FIRE chiefs say two

children and their parents are lucky to be alive today after breathing in smoke as they slept.

A fire started in a shop below the family's first floor flat in Upper Lewes Road during the night.

They woke this morning coughing and suffering from sore throats.

Firefighters were called to the food store, where they found a burnt-out refrigerator, fumes from which had risen into the family's flat.

They were taken to the Royal Sussex County Hospital but their condition was not serious.

Assistant divisional officer Ian Alexander said: "These people are incredibly lucky to be alive. We could so easily have been removing bodies from that flat.

"A freezer had caught fire but the blaze had run out of fuel. Smoke went up into the flat and the people just breathed in the fumes as they slept.

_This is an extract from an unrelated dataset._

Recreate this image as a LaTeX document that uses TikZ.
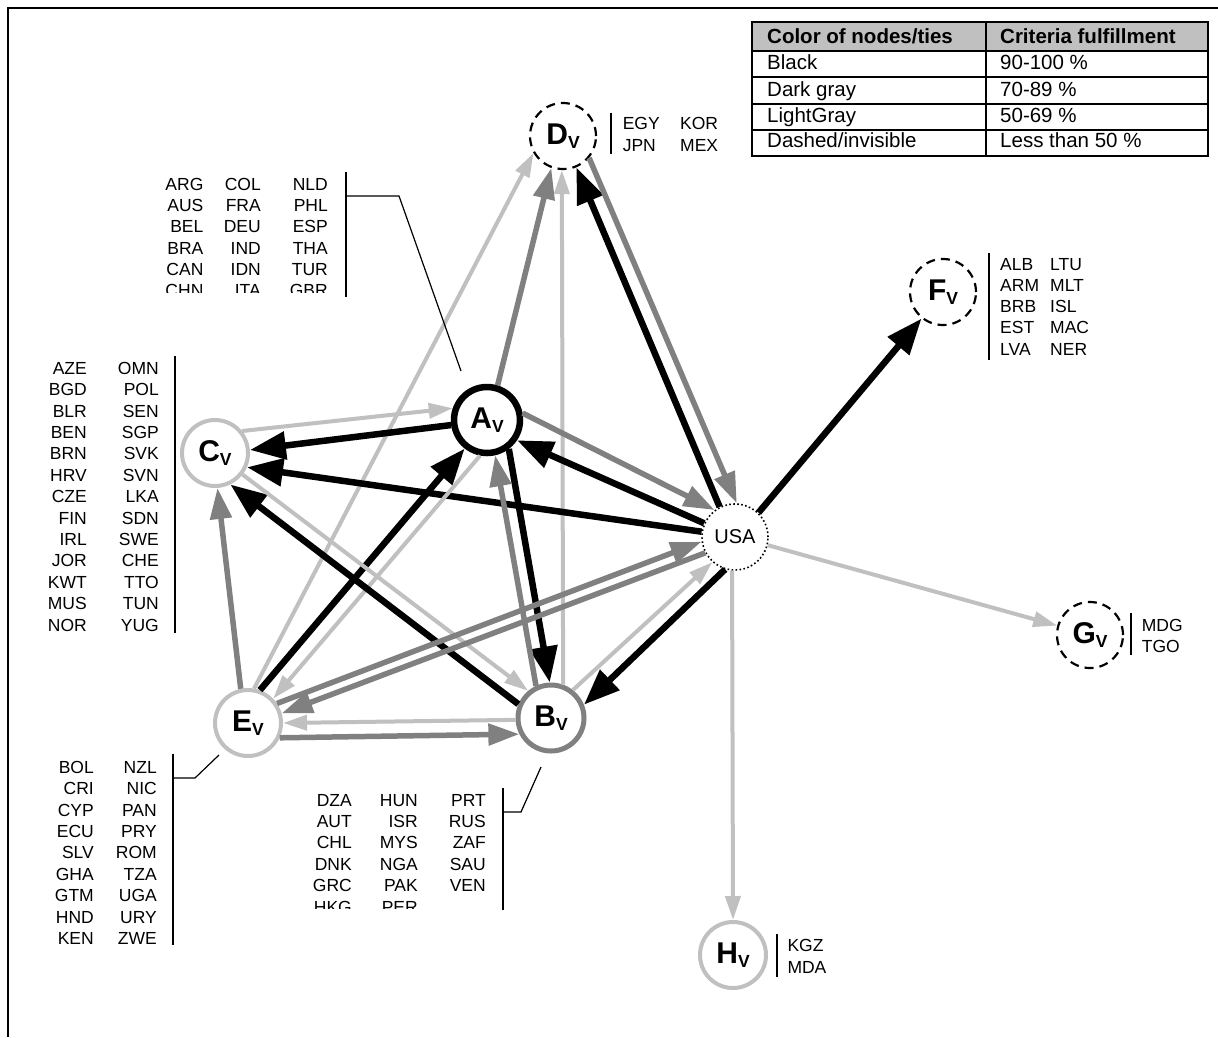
\documentclass[tikz,border=0pt]{standalone}
\usepackage{fontspec}
\setmainfont{Liberation Sans}
\usetikzlibrary{arrows.meta}
\definecolor{dg}{HTML}{808080}
\definecolor{lg}{HTML}{C0C0C0}
\newcommand\vlab[1]{{\fontsize{30}{30}\selectfont\bfseries #1\raisebox{-3.5pt}{\fontsize{17.5}{17.5}\selectfont V}}}
\begin{document}
\begin{tikzpicture}[x=1pt,y=-1pt,
  vnode/.style={circle, minimum size=66pt, inner sep=0pt, fill=white},
  nblack/.style={vnode, draw=black, line width=6.5pt},
  ndark/.style={vnode, draw=dg, line width=5pt},
  nlight/.style={vnode, draw=lg, line width=4pt},
  ndash/.style={vnode, draw=black, line width=2.2pt, dash pattern=on 9pt off 6pt},
  ndot/.style={vnode, draw=black, line width=1.6pt, dash pattern=on 1.6pt off 2.4pt},
  blk/.style={draw=black, line width=6.5pt, -{Triangle[length=36pt,width=27pt]}},
  dgr/.style={draw=dg, line width=5.5pt, -{Triangle[length=31pt,width=21pt]}},
  lgr/.style={draw=lg, line width=4pt, -{Triangle[length=24pt,width=15pt]}},
  code/.style={inner sep=0pt, font=\fontsize{17.5}{21}\selectfont},
  tabtxt/.style={inner sep=0pt, anchor=base west, font=\fontsize{20.5}{24}\selectfont},
  thin/.style={draw=black, line width=1.2pt}]
\useasboundingbox (0,0) rectangle (1218,1037);
\fill[white] (0,0) rectangle (1218,1037);
% frame
\draw[line width=2pt] (8,1037) -- (8,8) -- (1218,8);

% legend table
\fill[lg] (752,22) rectangle (1208,51);
\foreach \yy in {51,77,104,130} \draw[line width=1.8pt] (752,\yy) -- (1208,\yy);
\draw[line width=2pt] (986,22) -- (986,156);
\draw[line width=2pt] (752,22) rectangle (1208,156);
\node[tabtxt] (t1) at (767,43.3) {\bfseries Color of nodes/ties};
\node[tabtxt] (t2) at (1000,43.3) {\bfseries Criteria fulfillment};
\node[tabtxt] (t3) at (767,69.3) {Black};
\node[tabtxt] (t4) at (1000,69.3) {90-100 \%};
\node[tabtxt] (t5) at (767,96) {Dark gray};
\node[tabtxt] (t6) at (1000,96) {70-89 \%};
\node[tabtxt] (t7) at (767,122.3) {LightGray};
\node[tabtxt] (t8) at (1000,122.3) {50-69 \%};
\node[tabtxt] (t9) at (767,147.7) {Dashed/invisible};
\node[tabtxt] (t10) at (1000,147.7) {Less than 50 \%};

% nodes
\node[nblack] (A) at (487,420) {\vlab{A}};
\node[ndot] (USA) at (735,537) {\fontsize{20}{20}\selectfont USA};
\node[nlight] (C) at (215,453) {\vlab{C}};
\node[nlight] (E) at (248,723) {\vlab{E}};
\node[ndark] (B) at (551,718) {\vlab{B}};
\node[ndash] (D) at (563,136) {\vlab{D}};
\node[ndash] (F) at (943,292) {\vlab{F}};
\node[ndash] (G) at (1090,635) {\vlab{G}};
\node[nlight] (H) at (733,955) {\vlab{H}};

% edges
\draw[lgr] (E.80) -- (D.210);
\draw[dgr] (A.73) -- (D.250);
\draw[lgr] (B.70) -- (D.268);
\draw[blk] (USA.117) -- (D.293);
\draw[dgr] (D.320) -- (USA.87);
\draw[blk] (USA.46) -- (F.231);
\draw[lgr] (USA.346) -- (G.164);
\draw[lgr] (USA.265) -- (H.90);
\draw[blk] (A.188) -- (C.5);
\draw[lgr] (C.39) -- (A.161);
\draw[blk] (USA.171) -- (C.336);
\draw[blk] (USA.156) -- (A.326);
\draw[dgr] (A.11) -- (USA.127);
\draw[blk] (A.307) -- (B.92);
\draw[dgr] (B.115) -- (A.283);
\draw[blk] (E.70) -- (A.232);
\draw[lgr] (A.259) -- (E.44);
\draw[dgr] (E.102) -- (C.274);
\draw[blk] (B.157) -- (C.296);
\draw[lgr] (C.322) -- (B.130);
\draw[dgr] (E.34) -- (USA.188);
\draw[dgr] (USA.208) -- (E.16);
\draw[lgr] (B.183) -- (E.0);
\draw[dgr] (E.335) -- (B.207);
\draw[lgr] (B.52) -- (USA.228);
\draw[blk] (USA.253) -- (B.22);

% ---- country lists ----
% A group (clipped)
\begin{scope}
\clip (150,160) rectangle (340,292.5);
\foreach \t [count=\i from 0] in {ARG,AUS,BEL,BRA,CAN,CHN}
  \node[code, anchor=base east] (ga1\i) at (203.6,{190.3+21.3*\i}) {\t};
\foreach \t [count=\i from 0] in {COL,FRA,DEU,IND,IDN,ITA}
  \node[code, anchor=base east] (ga2\i) at (261,{190.3+21.3*\i}) {\t};
\foreach \t [count=\i from 0] in {NLD,PHL,ESP,THA,TUR,GBR}
  \node[code, anchor=base east] (ga3\i) at (328,{190.3+21.3*\i}) {\t};
\end{scope}
\draw[thin] (346,172) -- (346,297);
\draw[thin] (346,196) -- (399,196) -- (461,371);

% C group
\foreach \t [count=\i from 0] in {AZE,BGD,BLR,BEN,BRN,HRV,CZE,FIN,IRL,JOR,KWT,MUS,NOR}
  \node[code, anchor=base east] (gc1\i) at (87,{374.3+21.4*\i}) {\t};
\foreach \t [count=\i from 0] in {OMN,POL,SEN,SGP,SVK,SVN,LKA,SDN,SWE,CHE,TTO,TUN,YUG}
  \node[code, anchor=base east] (gc2\i) at (159,{374.3+21.4*\i}) {\t};
\draw[thin] (175,356) -- (175,633);

% E group
\foreach \t [count=\i from 0] in {BOL,CRI,CYP,ECU,SLV,GHA,GTM,HND,KEN}
  \node[code, anchor=base east] (ge1\i) at (94,{773.3+21.4*\i}) {\t};
\foreach \t [count=\i from 0] in {NZL,NIC,PAN,PRY,ROM,TZA,UGA,URY,ZWE}
  \node[code, anchor=base east] (ge2\i) at (157,{773.3+21.4*\i}) {\t};
\draw[thin] (173,754) -- (173,945);
\draw[thin] (173,778) -- (195,778) -- (219,755);

% B group (clipped)
\begin{scope}
\clip (300,780) rectangle (500,908);
\foreach \t [count=\i from 0] in {DZA,AUT,CHL,DNK,GRC,HKG}
  \node[code, anchor=base east] (gb1\i) at (352,{806+21.4*\i}) {\t};
\foreach \t [count=\i from 0] in {HUN,ISR,MYS,NGA,PAK,PER}
  \node[code, anchor=base east] (gb2\i) at (418,{806+21.4*\i}) {\t};
\foreach \t [count=\i from 0] in {PRT,RUS,ZAF,SAU,VEN}
  \node[code, anchor=base east] (gb3\i) at (486,{806+21.4*\i}) {\t};
\end{scope}
\draw[thin] (503,788) -- (503,910);
\draw[thin] (503,812) -- (521,812) -- (541,767);

% D group
\draw[thin] (611,113) -- (611,154);
\node[code, anchor=base west] (gd1) at (622.6,129.3) {EGY};
\node[code, anchor=base west] (gd2) at (622.6,151.5) {JPN};
\node[code, anchor=base west] (gd3) at (680,129.3) {KOR};
\node[code, anchor=base west] (gd4) at (680,151.5) {MEX};

% F group
\draw[thin] (989,253) -- (989,360);
\foreach \t [count=\i from 0] in {ALB,ARM,BRB,EST,LVA}
  \node[code, anchor=base west] (gf1\i) at (1000,{270+21.25*\i}) {\t};
\foreach \t [count=\i from 0] in {LTU,MLT,ISL,MAC,NER}
  \node[code, anchor=base west] (gf2\i) at (1050,{270+21.25*\i}) {\t};

% G group
\draw[thin] (1131,613) -- (1131,655);
\node[code, anchor=base west] (gg1) at (1141.7,631.7) {MDG};
\node[code, anchor=base west] (gg2) at (1141.7,652.7) {TGO};

% H group
\draw[thin] (777,934) -- (777,977);
\node[code, anchor=base west] (gh1) at (787.3,951.7) {KGZ};
\node[code, anchor=base west] (gh2) at (787.3,973.3) {MDA};
\end{tikzpicture}
\end{document}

"The children, aged three and two, woke with soot marks round their noses and were coughing. The mother, who has asthma, had breathing difficulties.

"I would again urge people to install smoke alarms in their homes and maintain them. In this case, it would have alerted the family."

He said a fire last night in a student's bedsit in Upper Bevendean Avenue could also have been prevented by a working smoke alarm.

A candle set fire to curtains and firefighters later found a smoke alarm near the kitchen but the battery had been taken out. The flat was badly smoke-damaged.